The policy problem is not how to increase manufacturing to 25 per cent of GDP. It is to develop enterprises that can absorb a large numbers of Indians in income-generating activities with avenues for continuing skill development.
* The production of more goods and services that Indian citizens can buy which will expand the domestic market. These will not be less quality: however, they must match customer needs at good price points. The core issue is not more or less trade, but how to build competitive enterprises in India.
Macroeconomists can explain conditions required for enterprises to ease their doing of business — that is, easy access to resources, low input costs, conducive exchange rates, etc. However, they cannot explain how enterprises build their internal competitiveness, which enterprises in developing countries must do in environments which are tougher than in industrially advanced countries.
Policy attention must shift to micro-economics — and specifically to ‘enterprise economics’. Within enterprises, the only force that aspires to improve its ability, and is a natural learner, is a human being — whether it is the entrepreneur who conceives of the enterprise or the humans within it. India must build its economic growth with its resources of human beings, and builders of organisations in India must learn how to nurture human energy.
India must build its economic growth with its resources of human beings, and builders of organisations in India must learn how to nurture human energy.
The development of competitive capabilities of enterprises in India is essential for increasing Indian exports and also for increasing the growth of the economy. It is vital for India’s strategic security too.
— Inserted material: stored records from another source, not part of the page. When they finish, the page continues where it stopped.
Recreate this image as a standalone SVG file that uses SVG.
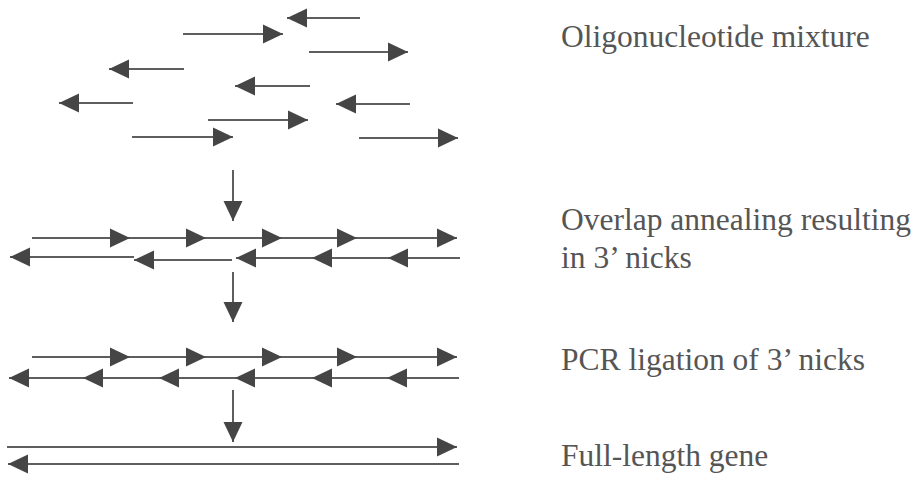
<svg xmlns="http://www.w3.org/2000/svg" width="917" height="482" viewBox="0 0 917 482">
<style>
.s{stroke:#5e5e5e;stroke-width:2;fill:none;marker-end:url(#ah)}
.t{font-family:"Liberation Serif","Times New Roman",serif;font-size:31.5px;fill:#555}
</style>
<defs>
<marker id="ah" markerUnits="userSpaceOnUse" markerWidth="20" markerHeight="20" refX="20" refY="10" orient="auto" viewBox="0 0 20 20">
<path d="M0,0.5 L20,10 L0,19.5 z" fill="#454545"/>
</marker>
</defs>
<rect width="917" height="482" fill="#fff"/>
<g id="oligos">
<line class="s" x1="360" y1="18" x2="287" y2="18"/>
<line class="s" x1="183" y1="34" x2="283" y2="34"/>
<line class="s" x1="309" y1="52" x2="408" y2="52"/>
<line class="s" x1="184" y1="69" x2="109" y2="69"/>
<line class="s" x1="310" y1="86" x2="235" y2="86"/>
<line class="s" x1="133" y1="103" x2="59" y2="103"/>
<line class="s" x1="410" y1="104" x2="336" y2="104"/>
<line class="s" x1="208" y1="120" x2="308" y2="120"/>
<line class="s" x1="132" y1="137" x2="233" y2="137"/>
<line class="s" x1="359" y1="138" x2="458" y2="138"/>
</g>
<g id="annealed">
<line class="s" x1="32" y1="238" x2="130" y2="238"/>
<line class="s" x1="130" y1="238" x2="206" y2="238"/>
<line class="s" x1="206" y1="238" x2="282" y2="238"/>
<line class="s" x1="282" y1="238" x2="357" y2="238"/>
<line class="s" x1="357" y1="238" x2="457" y2="238"/>
<line class="s" x1="460" y1="258" x2="388" y2="258"/>
<line class="s" x1="388" y1="258" x2="312" y2="258"/>
<line class="s" x1="312" y1="258" x2="236" y2="258"/>
<line class="s" x1="232" y1="260" x2="134" y2="260"/>
<line class="s" x1="134" y1="257" x2="10" y2="257"/>
</g>
<g id="ligated">
<line class="s" x1="32" y1="357" x2="130" y2="357"/>
<line class="s" x1="130" y1="357" x2="206" y2="357"/>
<line class="s" x1="206" y1="357" x2="282" y2="357"/>
<line class="s" x1="282" y1="357" x2="357" y2="357"/>
<line class="s" x1="357" y1="357" x2="457" y2="357"/>
<line class="s" x1="459" y1="378" x2="387" y2="378"/>
<line class="s" x1="387" y1="378" x2="312" y2="378"/>
<line class="s" x1="312" y1="378" x2="235" y2="378"/>
<line class="s" x1="235" y1="378" x2="159" y2="378"/>
<line class="s" x1="159" y1="378" x2="83" y2="378"/>
<line class="s" x1="83" y1="378" x2="9" y2="378"/>
</g>
<g id="gene">
<line class="s" x1="7" y1="447" x2="457" y2="447"/>
<line class="s" x1="459" y1="464" x2="8" y2="464"/>
</g>
<g id="connectors">
<line class="s" x1="233" y1="170" x2="233" y2="221"/>
<line class="s" x1="233" y1="272" x2="233" y2="322"/>
<line class="s" x1="233" y1="390" x2="233" y2="442"/>
</g>
<g id="label-oligo"><text class="t" x="561" y="47">Oligonucleotide mixture</text></g>
<g id="label-anneal"><text class="t" x="561" y="230">Overlap annealing resulting</text><text class="t" x="561" y="268">in 3’ nicks</text></g>
<g id="label-pcr"><text class="t" x="561" y="370">PCR ligation of 3’ nicks</text></g>
<g id="label-gene"><text class="t" x="561" y="466">Full-length gene</text></g>
</svg>
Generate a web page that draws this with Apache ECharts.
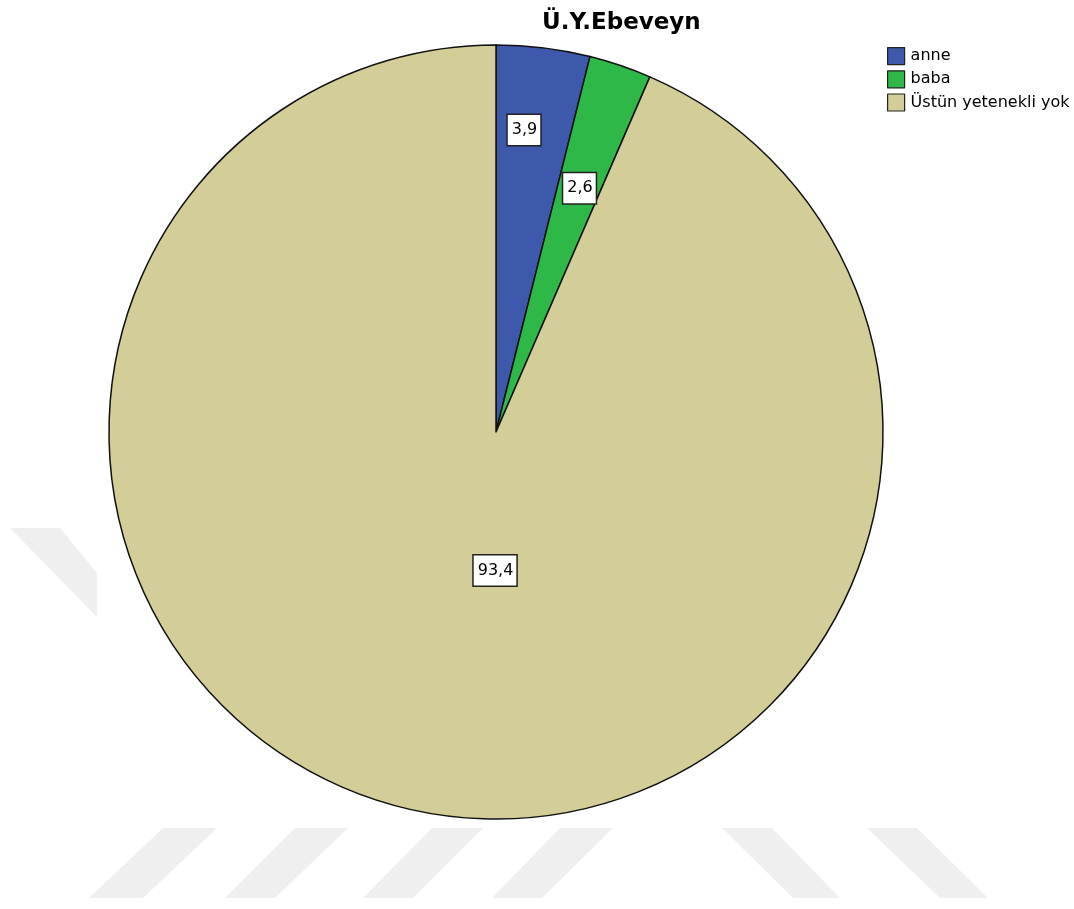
<!DOCTYPE html>
<html>
<head>
<meta charset="utf-8">
<script src="https://cdn.jsdelivr.net/npm/echarts@6/dist/echarts.min.js"></script>
<style>
html,body{margin:0;padding:0;background:#fff;}
#main{width:1074px;height:909px;}
</style>
</head>
<body>
<div id="main"></div>
<script>
// ---- data ----
var titleText = 'Ü.Y.Ebeveyn';
var categories = ['anne', 'baba', 'Üstün yetenekli yok'];
var values = [3.9, 2.6, 93.4];

// ---- styling ----
var colors = ['#3E58AC', '#2EB848', '#D3CE97'];
var pieCenter = [496, 432];
var pieRadius = 387;
// label placement: [angle from 12 o'clock in degrees (clockwise), fraction of radius]
var labelPolar = [[5.3, 0.784], [18.9, 0.666], [180.4, 0.358]];
var FONT = 'DejaVu Sans';

// decorative watermark stripes (background, not data)
var watermark = [
  [[163,828],[217,828],[143,898],[89,898]],
  [[295,828],[348,828],[275,898],[225,898]],
  [[432,828],[483,828],[413,898],[363,898]],
  [[560,828],[613,828],[542,898],[492,898]],
  [[722,828],[772,828],[840,898],[793,898]],
  [[867,828],[917,828],[988,898],[940,898]],
  [[10,528],[60,528],[97,573],[97,617]]
];

var chart = echarts.init(document.getElementById('main'), null, {renderer: 'canvas'});

var seriesData = categories.map(function (c, i) {
  return { name: c, value: values[i], itemStyle: { color: colors[i] } };
});

var option = {
  animation: false,
  backgroundColor: '#ffffff',
  title: {
    text: titleText,
    left: 542,
    top: 12,
    padding: 0,
    textStyle: { fontFamily: FONT, fontWeight: 'bold', fontSize: 23, color: '#000' }
  },
  legend: {
    orient: 'vertical',
    left: 887,
    top: 47,
    padding: 0,
    itemWidth: 17,
    itemHeight: 17,
    itemGap: 5,
    icon: 'rect',
    selectedMode: false,
    itemStyle: { borderColor: '#222', borderWidth: 1.2 },
    textStyle: { fontFamily: FONT, fontSize: 16, color: '#000', lineHeight: 17, padding: [0,0,0,1] },
    data: categories
  },
  graphic: watermark.map(function (pts) {
    return {
      type: 'polygon',
      silent: true,
      z: 0,
      shape: { points: pts },
      style: { fill: '#efefef', stroke: null }
    };
  }),
  series: [{
    type: 'pie',
    center: pieCenter,
    radius: pieRadius,
    startAngle: 90,
    clockwise: true,
    z: 2,
    itemStyle: { borderColor: '#111', borderWidth: 1.5 },
    emphasis: { disabled: true },
    label: {
      show: true,
      position: 'inside',
      formatter: function (p) { return p.value.toFixed(1).replace('.', ','); },
      fontFamily: FONT,
      fontSize: 16,
      lineHeight: 18,
      color: '#000',
      backgroundColor: '#ffffff',
      borderColor: '#222',
      borderWidth: 1.5,
      padding: [6, 3, 6, 4]
    },
    labelLine: { show: false },
    labelLayout: function (params) {
      var lp = labelPolar[params.dataIndex];
      var a = lp[0] * Math.PI / 180;
      var r = lp[1] * pieRadius;
      return {
        x: pieCenter[0] + r * Math.sin(a),
        y: pieCenter[1] - r * Math.cos(a),
        align: 'center',
        verticalAlign: 'middle'
      };
    },
    data: seriesData
  }]
};

chart.setOption(option);
</script>
</body>
</html>
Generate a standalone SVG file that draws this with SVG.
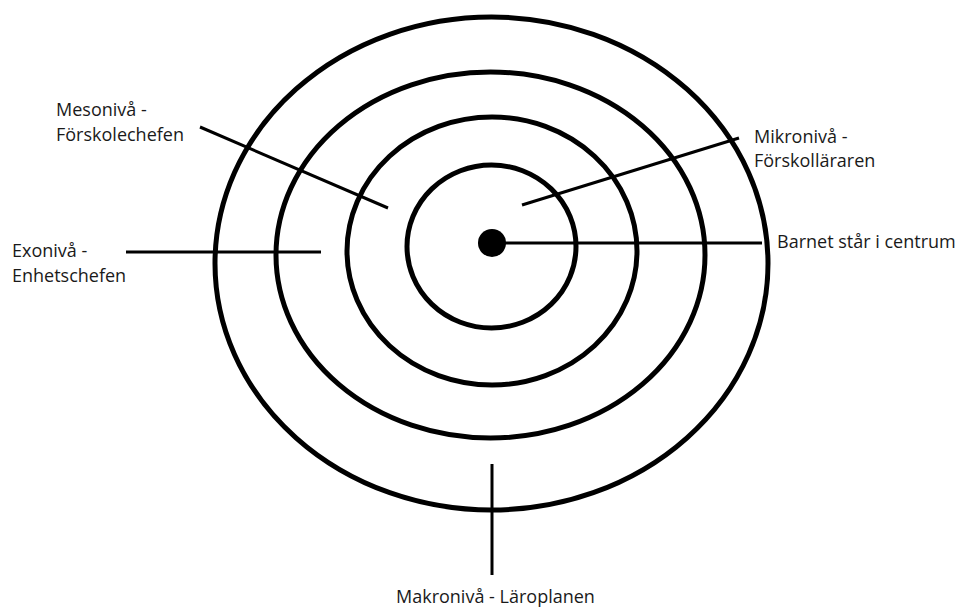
<svg xmlns="http://www.w3.org/2000/svg" width="960" height="608" viewBox="0 0 960 608">
<style>
.ring{fill:none;stroke:#000;stroke-width:5}
.ln{stroke:#000;stroke-width:3;fill:none}
.lbl{font-family:"Open Sans","Noto Sans","Liberation Sans",sans-serif;font-size:18px;fill:#1a1a1a}
</style>
<rect width="960" height="608" fill="#fff"/>
<g id="rings">
<ellipse id="makro-ring" class="ring" cx="491.5" cy="263.5" rx="276.5" ry="246.5"/>
<ellipse id="exo-ring" class="ring" cx="490.5" cy="255" rx="214.5" ry="183"/>
<ellipse id="meso-ring" class="ring" cx="492" cy="251" rx="145" ry="134"/>
<ellipse id="mikro-ring" class="ring" cx="491.5" cy="246.5" rx="84.5" ry="81.5"/>
<circle id="barnet" cx="492" cy="243" r="14" fill="#000"/>
</g>
<g id="connectors">
<line class="ln" x1="200" y1="127" x2="388" y2="208"/>
<line class="ln" x1="126" y1="252" x2="321" y2="252"/>
<line class="ln" x1="522" y1="205" x2="739" y2="138"/>
<line class="ln" x1="492" y1="243" x2="762" y2="243"/>
<line class="ln" x1="492" y1="464" x2="492" y2="575"/>
</g>
<g id="label-meso">
<text class="lbl" x="56" y="116">Mesonivå -</text>
<text class="lbl" x="56" y="141">Förskolechefen</text>
</g>
<g id="label-exo">
<text class="lbl" x="12" y="257">Exonivå -</text>
<text class="lbl" x="12" y="282">Enhetschefen</text>
</g>
<g id="label-mikro">
<text class="lbl" x="754" y="143">Mikronivå -</text>
<text class="lbl" x="754" y="167">Förskolläraren</text>
</g>
<g id="label-barnet">
<text class="lbl" x="777" y="248">Barnet står i centrum</text>
</g>
<g id="label-makro">
<text class="lbl" x="396" y="603">Makronivå - Läroplanen</text>
</g>
</svg>
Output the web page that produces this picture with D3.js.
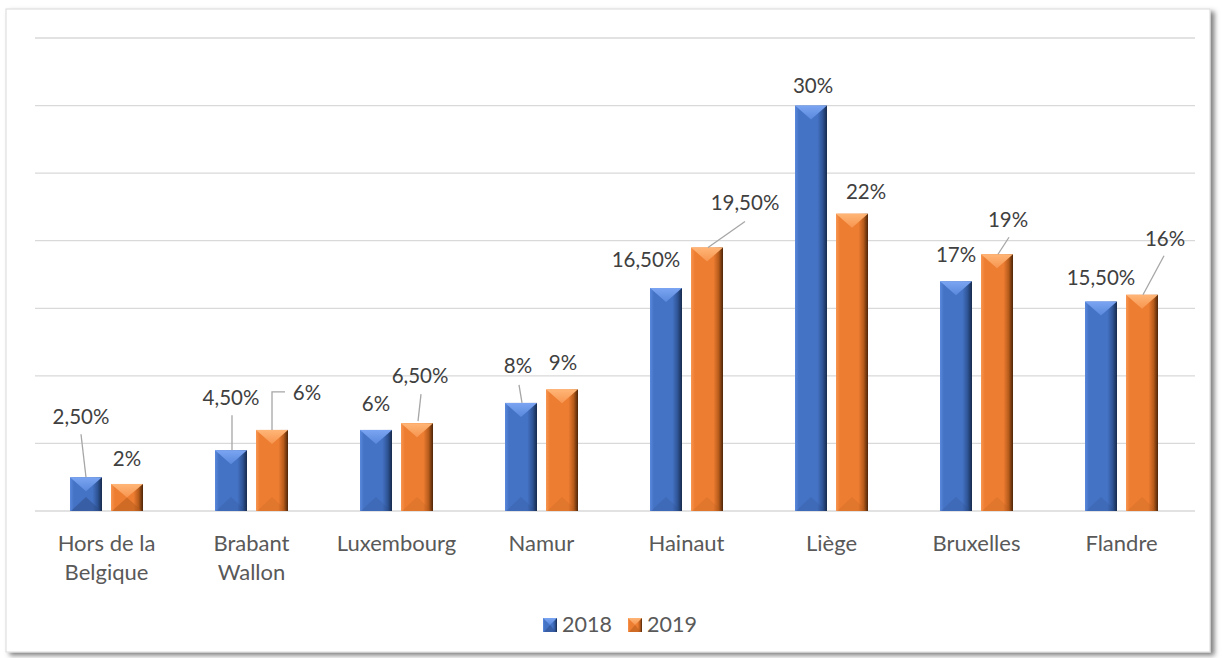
<!DOCTYPE html>
<html>
<head>
<meta charset="utf-8">
<script src="https://cdn.jsdelivr.net/npm/d3@7"></script>
<style>
  html, body { margin: 0; padding: 0; background: #fff; }
  svg { display: block; font-family: Lato, "Open Sans", sans-serif; }
</style>
</head>
<body>
<svg id="chart" width="1223" height="658"></svg>
<script>
// data
const categories = ["Hors de la Belgique", "Brabant Wallon", "Luxembourg", "Namur",
  "Hainaut", "Liège", "Bruxelles", "Flandre"];
const seriesNames = ["2018", "2019"];
const values2018 = [2.5, 4.5, 6, 8, 16.5, 30, 17, 15.5];
const values2019 = [2, 6, 6.5, 9, 19.5, 22, 19, 16];
const yTicks = [0, 5, 10, 15, 20, 25, 30, 35];

// label placement (offset from top centre of the bar), and leader lines
const labelOffsets2018 = [[-5, -60], [0, -52], [0, -26], [-3, -37], [-20, -28], [2, -20], [0, -26], [0, -24]];
const labelOffsets2019 = [[0, -25], [35, -37], [3, -47], [1, -26], [38, -44], [14, -22], [11, -34], [23, -56]];
const leaders2018 = [[[0, 0], [-5, -43]], [[1, 0], [1, -35]], null, [[1, 0], [-2, -18]], null, null, null, null];
const leaders2019 = [null, [[0, 0], [0, -38], [13, -38]], [[1, -2], [4, -29]], null, [[1, 0], [38, -26]], null, [[1, 0], [12, -17]], [[1, 0], [22, -39]]];

const palette = {
  "2018": { light: "#7ba5f2", hi: "#5a88dc", main: "#4472c4", shade: "#2f5597", dark: "#172a4c", bottom: "#2b4c88" },
  "2019": { light: "#ffb677", hi: "#f79550", main: "#ed7d31", shade: "#b85c1c", dark: "#4d2508", bottom: "#b35a1c" }
};

const svg = d3.select("#chart");
const defs = svg.append("defs");

// frame shadow
const f = defs.append("filter").attr("id", "shadow")
  .attr("x", "-2%").attr("y", "-2%").attr("width", "104%").attr("height", "106%");
f.append("feDropShadow").attr("dx", 4).attr("dy", 3).attr("stdDeviation", 2.5)
  .attr("flood-color", "#000").attr("flood-opacity", 0.5);

svg.append("rect")
  .attr("x", 6).attr("y", 9).attr("width", 1204).attr("height", 643)
  .attr("fill", "#fff").attr("stroke", "#d9d9d9").attr("stroke-width", 1)
  .attr("filter", "url(#shadow)");

// gradients per series
seriesNames.forEach(s => {
  const p = palette[s];
  const g = defs.append("linearGradient").attr("id", "body" + s)
    .attr("x1", 0).attr("x2", 1).attr("y1", 0).attr("y2", 0);
  [[0, p.hi], [0.12, p.main], [0.7, p.main], [0.86, p.shade], [1, p.dark]]
    .forEach(([o, c]) => g.append("stop").attr("offset", o).attr("stop-color", c));
  const t = defs.append("linearGradient").attr("id", "top" + s)
    .attr("x1", 0).attr("x2", 0).attr("y1", 0).attr("y2", 1);
  [[0, p.light], [1, p.hi]]
    .forEach(([o, c]) => t.append("stop").attr("offset", o).attr("stop-color", c));
});

// scales
const x0 = d3.scaleBand().domain(categories).range([35, 1195]).paddingInner(0.4828).paddingOuter(0.2414);
const x1 = d3.scaleBand().domain(seriesNames).range([0, 73]).paddingInner(0.22);
const y = d3.scaleLinear().domain([0, 35]).range([511, 38]);

// gridlines
svg.append("g").selectAll("line").data(yTicks).join("line")
  .attr("x1", 35).attr("x2", 1195)
  .attr("y1", d => y(d)).attr("y2", d => y(d))
  .attr("stroke", "#d9d9d9").attr("stroke-width", 1.3);

const fmt = v => (v % 1 ? v.toFixed(2).replace(".", ",") : v) + "%";

function bevelBar(g, s, bx, by, w, h, depth) {
  const p = palette[s];
  const d = Math.min(depth, h / 2, w / 2);
  g.append("rect").attr("x", bx).attr("y", by).attr("width", w).attr("height", h)
    .attr("fill", `url(#body${s})`);
  g.append("path")
    .attr("d", `M${bx},${by}L${bx + w},${by}L${bx + w / 2},${by + d}Z`)
    .attr("fill", `url(#top${s})`);
  g.append("path")
    .attr("d", `M${bx + 1},${by + h}L${bx + w - 1},${by + h}L${bx + w / 2},${by + h - d}Z`)
    .attr("fill", p.bottom).attr("opacity", h > 60 ? 0.2 : 0.5);
}

const series = [
  { name: "2018", values: values2018, offsets: labelOffsets2018, leaders: leaders2018 },
  { name: "2019", values: values2019, offsets: labelOffsets2019, leaders: leaders2019 }
];

const barsG = svg.append("g");
const linesG = svg.append("g");
const labelsG = svg.append("g");

series.forEach(sr => {
  sr.values.forEach((v, i) => {
    const bx = x0(categories[i]) + x1(sr.name);
    const w = x1.bandwidth();
    const top = y(v);
    const cx = bx + w / 2;
    bevelBar(barsG, sr.name, bx, top, w, y(0) - top, 14);

    const ld = sr.leaders[i];
    if (ld) {
      linesG.append("path")
        .attr("d", d3.line()(ld.map(([dx, dy]) => [cx + dx, top + dy])))
        .attr("fill", "none").attr("stroke", "#a6a6a6").attr("stroke-width", 1.3);
    }
    const [ox, oy] = sr.offsets[i];
    labelsG.append("text")
      .attr("x", cx + ox).attr("y", top + oy + 7)
      .attr("text-anchor", "middle")
      .attr("font-size", 20.5).attr("fill", "#404040")
      .text(fmt(v));
  });
});

// category axis labels (wrapped)
const axisG = svg.append("g");
categories.forEach(c => {
  const words = c.split(" ");
  const lines = [];
  let cur = "";
  words.forEach(wd => {
    const test = cur ? cur + " " + wd : wd;
    if (test.length > 10 && cur) { lines.push(cur); cur = wd; } else cur = test;
  });
  lines.push(cur);
  const t = axisG.append("text")
    .attr("text-anchor", "middle").attr("font-size", 22).attr("fill", "#595959");
  lines.forEach((ln, k) => {
    t.append("tspan").attr("x", x0(c) + x0.bandwidth() / 2 - 1).attr("y", 551 + k * 29).text(ln);
  });
});

// legend
const legend = svg.append("g");
const legendX = [543, 628];
seriesNames.forEach((s, k) => {
  bevelBar(legend, s, legendX[k], 618, 14, 14, 7);
  legend.append("text")
    .attr("x", legendX[k] + 19).attr("y", 632)
    .attr("font-size", 21.5).attr("fill", "#595959")
    .text(s);
});
</script>
</body>
</html>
Sadly, many commentators dismiss more self-reliance as ‘protectionism’.
They drag the policy debate back into an ideological rut — where ‘the clear stream of reason loses its way in the dreary desert sands of dead habit’, as Tagore lamented.
The resource factor
A smart competitive strategy, for a corporation or a nation, must build on the resource that the corporation or nation has more of it than others do. If a country has more petroleum resources than others, it makes sense for it to develop enterprises and technologies that use more petroleum. If a country has more human resources than others, its enterprises must build their competitiveness on the use of larger numbers of human beings. Moreover, they should use less capital if they have less of it than their competitors.
We must shift our attention to build a faster learning system to build a larger economy with more jobs and rising incomes.
Enterprise level strategies that employ more people will also fulfil national objectives. They will create more gainful employment for Indian citizens and increase their standards of living. And they will make India a more attractive market for all investors. India needs strong industry builders. JRD Tata said, “Whenever I have a dilemma, I ask first what will be good for India, and second what will be good for Tatas”. Government must make it easier for enterprises to do business in India — that is its job. However, it cannot happen overnight. Meanwhile, great builders of industries must improve the competitiveness of their enterprises by building their own capabilities, not pleading for more government support.
JF Kennedy said, “Ask not what the country can do for you, ask what you can do for the country”. Debates on manufacturing and jobs must shift from what policymakers, and their economic advisers, must do for industry, towards what industry must do for itself. Industrial development is a collaborative learning process between industry and policymakers. Time is running out. We must shift our attention to build a faster learning system to build a larger economy with more jobs and rising incomes.